Response from her clients
Sundari has worked with more than 30 clients, and the best part is that they are all repeat clients. Even the new clients are acquired from word-of-mouth publicity.
When asked about the process of convincing her clients, she says, “Honestly, all I have to do is invite them to sites where we have used oxide floorings—half the battle is won once they see it and walk on it.” Sundari’s office space has extensive oxide flooring.
How much does it cost?
Speaking about the cost of laying this floor, Sundari says, “The more people use it, the more its cost will come down – it is ultimately all about the demand and supply. If one were to compare the price with other materials used, it is almost 30 per cent cheaper. Having said that, it all depends on the area that needs to be covered and the colour.”
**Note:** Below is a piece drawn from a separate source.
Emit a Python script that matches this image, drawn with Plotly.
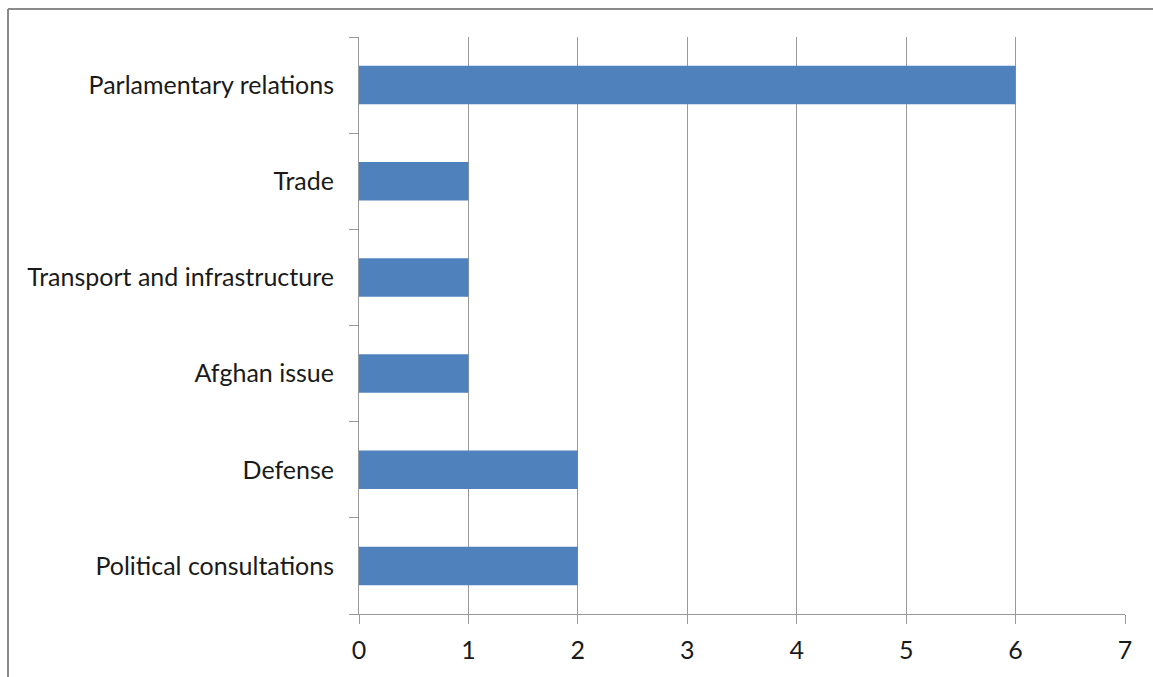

She also says that it is important to give the artisans working on this technique their due as it is a very demanding livelihood. “I will not say that it is the cheapest flooring available in the market but is certainly an economic, environmentally-friendly floor, which also supports artisans and their livelihoods.”
Things to know about oxide flooring
1. The water used must be untreated and free from any chemicals. Mineral-rich water from bore-wells is not good for this technique.
2. To keep the quality and finish neat and even, one must use good quality red oxide.
3. The artisans who are working on this must also be very experienced and good at their art. This is because the oxide floors need to be done in one continuous stretch without a break, often taking the whole day and night, depending upon the area that needs to be covered.
4. While most building materials deteriorate with age, oxide floors are an exception. The more they are used, the more they shine.
5. You can use non-chemical floor cleaning agents and this in turn gives you a lifestyle change as well.
6. The polish should be done with beeswax and that too, manually. Only the manual polish will give the authentic feature.